Are cryptocurrencies the future of economics? The value of Bitcoin has rocketed over the past year. But Jordan Belfort, the “Wolf of Wall Street”, has called it “the biggest scam ever”.
Very simply, what is bitcoin?
A digital currency created and held electronically.
Why is it in the news?
The value of bitcoin has jumped by a factor of five in the last seven months. On March 25th this year, one bitcoin was worth $964.69. Now it is worth $5,518.85, and its value is predicted to keep on rising. Some believe it could reach a value of $10,000 by 2019.
What explains this rise?
The rapid rise from April onwards can partly be explained by Japan’s landmark decision to legalise it as an official method of payment. This was a major step in pushing bitcoin away from the fringes of society and towards the mainstream. Asia is the key driver of the cryptocurrency boom, but Europe, and especially the UK, is not far behind.
How does it work?
Unlike normal currencies, bitcoin has no central authority like a central bank. Instead it is underpinned by a computer network made up of its users’ machines. Coins are mathematically generated in a complex process known as “mining”.

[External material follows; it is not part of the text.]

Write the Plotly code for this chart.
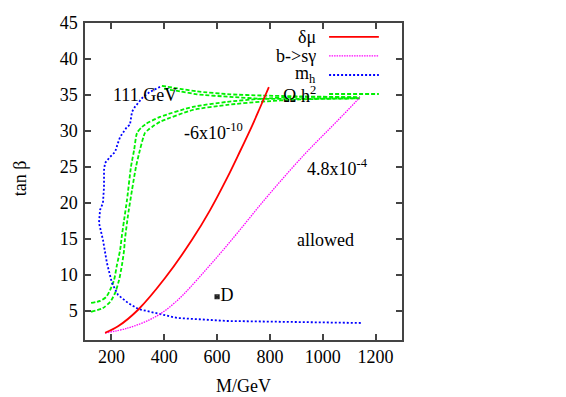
import plotly.graph_objects as go

# ---- data ----
red_x = [176, 225, 301, 403, 505, 573, 638, 687, 732, 762, 796]
red_y = [2.0, 2.9, 5.2, 9.6, 14.9, 19.0, 23.5, 27.2, 30.7, 33.2, 36.1]

mag_x = [176, 263, 346, 403, 460, 497, 558, 619, 687, 762, 838, 925, 990, 1054, 1141]
mag_y = [1.97, 2.67, 3.83, 5.08, 6.85, 8.26, 10.76, 13.32, 16.31, 19.69, 22.96, 26.53, 29.0, 31.37, 34.68]

blue_x = [384, 346, 320, 289, 278, 270, 259, 233, 225, 214, 195, 176, 172, 172, 168, 157, 153,
          161, 168, 183, 202, 225, 263, 301, 354, 403, 448, 638, 838, 1148]
blue_y = [36.14, 35.44, 34.75, 33.36, 32.67, 30.86, 30.58, 29.19, 28.36, 27.11, 26.42, 25.58,
          24.61, 22.25, 20.03, 19.06, 17.25, 15.86, 14.89, 11.69, 8.92, 7.25, 6.14, 5.31, 4.89,
          4.47, 4.06, 3.64, 3.5, 3.36]

g1_x = [123, 157, 180, 195, 210, 221, 233, 240, 248, 259, 274, 286, 297, 316, 331, 384, 509, 638, 762, 914, 1141]
g1_y = [6.14, 6.42, 6.97, 7.94, 9.33, 11.42, 13.5, 15.58, 17.67, 20.44, 25.03, 27.39, 29.75, 30.58,
        31.0, 31.97, 33.36, 34.06, 34.47, 34.75, 34.68]
g2_x = [123, 168, 195, 214, 229, 240, 248, 251, 263, 278, 293, 308, 327, 339, 354, 384, 509, 638, 762, 914, 1141]
g2_y = [4.89, 5.44, 6.28, 7.53, 9.33, 11.42, 13.5, 14.89, 18.36, 21.83, 25.03, 27.39, 29.75, 30.17,
        30.58, 31.28, 32.94, 33.64, 34.06, 34.4, 34.54]
g3_x = [391, 460, 524, 649, 774, 914, 1141]
g3_y = [36.28, 35.86, 35.51, 35.1, 34.93, 34.82, 34.68]
g4_x = [399, 460, 524, 649, 774, 914, 1141]
g4_y = [35.86, 35.51, 35.1, 34.75, 34.47, 34.47, 34.54]

point_x = [600]
point_y = [7]
point_label = ["D"]

x_ticks = [200, 400, 600, 800, 1000, 1200]
y_ticks = [5, 10, 15, 20, 25, 30, 35, 40, 45]

legend_names = ["δμ", "b->sγ", "m<sub>h</sub>", "Ω h<sup>2</sup>"]

FONT = "Liberation Serif, Times New Roman, serif"
RED, MAG, BLUE, GREEN = "#ff0000", "#ff00ff", "#0000ff", "#00f000"
BLACK = "black"

fig = go.Figure()
for gx, gy in [(g1_x, g1_y), (g2_x, g2_y), (g3_x, g3_y), (g4_x, g4_y)]:
    fig.add_trace(go.Scatter(x=gx, y=gy, mode="lines", line_shape="spline",
                             line=dict(color=GREEN, width=1.8, dash="4px,2px", smoothing=0.6),
                             showlegend=False, hoverinfo="skip"))
fig.add_trace(go.Scatter(x=blue_x, y=blue_y, mode="lines",
                         line=dict(color=BLUE, width=1.8, dash="2px,2px"), showlegend=False))
fig.add_trace(go.Scatter(x=mag_x, y=mag_y, mode="lines", line_shape="spline",
                         line=dict(color=MAG, width=1.3, dash="1.5px,1px", smoothing=1),
                         showlegend=False))
fig.add_trace(go.Scatter(x=red_x, y=red_y, mode="lines", line_shape="spline",
                         line=dict(color=RED, width=1.8, smoothing=1), showlegend=False))
fig.add_trace(go.Scatter(x=point_x, y=point_y, mode="markers+text", text=point_label,
                         textposition="middle right",
                         textfont=dict(family=FONT, size=18, color=BLACK),
                         marker=dict(symbol="square-x-open", size=4, color="#222",
                                     line=dict(width=1.2, color="#222")),
                         showlegend=False))

# texts on the chart
ann = [
    dict(x=329, y=35.0, text="111 GeV", xanchor="center", yanchor="middle"),
    dict(x=467, y=30.0, text="-6x10<sup>-10</sup>", xanchor="left", yanchor="middle"),
    dict(x=933, y=24.9, text="4.8x10<sup>-4</sup>", xanchor="left", yanchor="middle"),
    dict(x=1012, y=14.9, text="allowed", xanchor="center", yanchor="middle"),
]
for a in ann:
    fig.add_annotation(**a, showarrow=False, font=dict(family=FONT, size=18, color=BLACK))

# axis titles
fig.add_annotation(x=0.5, y=-0.145, xref="paper", yref="paper", text="M/GeV", showarrow=False,
                   xanchor="center", yanchor="middle", font=dict(family=FONT, size=18, color=BLACK))
fig.add_annotation(x=-0.205, y=0.51, xref="paper", yref="paper", text="tan β", showarrow=False,
                   textangle=-90, xanchor="center", yanchor="middle",
                   font=dict(family=FONT, size=18, color=BLACK))

# custom gnuplot-style key: text right-aligned, sample line to its right
row_y = [0.956, 0.896, 0.836, 0.776]
styles = [dict(color=RED, width=1.8), dict(color=MAG, width=1.3, dash="1.5px,1px"),
          dict(color=BLUE, width=1.8, dash="2px,2px"), dict(color=GREEN, width=1.8, dash="4px,2px")]
for name, yy, st in zip(legend_names, row_y, styles):
    fig.add_annotation(x=0.735, y=yy, xref="paper", yref="paper", text=name, showarrow=False,
                       xanchor="right", yanchor="middle",
                       font=dict(family=FONT, size=18, color=BLACK))
    fig.add_shape(type="line", xref="paper", yref="paper", x0=0.770, x1=0.927, y0=yy, y1=yy,
                  line=st)

axis_common = dict(showline=True, linecolor="#444", linewidth=1.5, mirror="allticks",
                   ticks="inside", ticklen=6, tickcolor="#444", tickwidth=1.5,
                   showgrid=False, zeroline=False, automargin=False,
                   tickfont=dict(family=FONT, size=18, color=BLACK))
fig.update_xaxes(range=[100, 1300], tickvals=x_ticks, ticktext=[str(v) for v in x_ticks],
                 **axis_common)
fig.update_yaxes(range=[1, 45], tickvals=y_ticks, ticktext=[str(v) for v in y_ticks],
                 ticklabelstandoff=2, **axis_common)

# the page body has an 8px margin, so the figure is sized to fit the 566x397 window
fig.update_layout(width=558, height=389, margin=dict(l=77, r=164, t=15, b=57),
                  plot_bgcolor="white", paper_bgcolor="white", showlegend=False)

fig.write_html("out.html")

The mathematics of the system were set up so that it becomes progressively more difficult to “mine” bitcoins over time, and the total number that can ever be mined is limited to around 21m. Around 15m are currently in circulation, amounting to a value of about $75 billion. There is therefore no way for excessive amounts of new bitcoins to be generated, devaluing the currency.
Bitcoin runs on a technology called blockchain; completed “blocks” (the most recent transactions) are added to a constantly growing record downloaded to each connected computer. The record is secure and permanent.
What is it used for?
The roughly 5.8m people who have cryptocurrency wallets use it for a huge number of purposes. They include funding companies and transferring and investing money without incurring any fees. It is also accepted at a handful of retailers.
Two weeks ago a house in west London went on the market valued at £17m — unusually its owners would only accept payment in bitcoin.
But the most common answer, for now, is nothing. Many people simply hold their bitcoins, hoping they will accumulate in value and prove to be a lucrative investment.
Isn’t bitcoin a bit dodgy?
As it is almost impossible to tie a bitcoin wallet to an individual, it is very hard for the authorities to trace payments. This means that it is commonly associated with criminal activity such as drug dealing, cyber crime and money laundering. It is also a common way of illegally purchasing firearms on the deep web.
The majority of bitcoin payments, however, are innocent.
Is it stable?
The currency’s rapid rise has led many to believe that we are in a “bitcoin bubble” which cannot last. Its rise has been volatile. Back in May its value actually fell by $400 in one day.
Bitcoin has also been the focus of hacking attacks, resulting in owners selling their bitcoins in a panic, bringing down the price. The hackers then jump in and buy them before the price stabilises. But all this creates uncertainty around bitcoin. This deters more ordinary people from investing and ensures the continuance of the cloud of suspicion.
Will it last?
There are two major reasons it might not.
First, its volatility does not suggest that the private currency’s trading price is reflective of its fundamental value. Second, bitcoin strikes at the root of the centuries-long monopoly over money held by governments, which are likely to regulate it heavily.
But Adam Davies, a major technology consultant, believes we could be “about five years away” from it being used as much as orthodox currencies, although its form may have changed by then.
- Could Bitcoin replace orthodox currencies?
- Imagine that you bought 75 bitcoin on January 1st 2017 when one bitcoin was worth $972.50. Now it is worth $5,518.85. Work how much bitcoin you have in US dollars, and calculate your percentage profit in that time.
- Countries’ legal response to the growth of bitcoin varies wildly. In the UK, it is effectively treated as private money, meaning VAT is not charged on the value of the Bitcoin transaction. But the currency’s appeal is probably stronger in emerging markets. In Venezuela, for example, the country’s rapid economic downturn has meant that bitcoin is more reliable than official currency.
- There are other types of digital currency, such as Ethereum, with its digital money, ether, the second-biggest cryptocurrency after bitcoin. Ethereum was designed to be more than a payment system, described as “a decentralized platform for applications”.
- Central bank
- An institution with functions usually established by national law to manage monetary policy, issue bank notes and cash, and regulate commercial banks. The UK Bank of England and the US Federal Reserve, for example, are described as instruments of the government but act independently, eg, setting the base interest rate.
- Deep web
- A part of the internet which cannot be reached by ordinary search engines.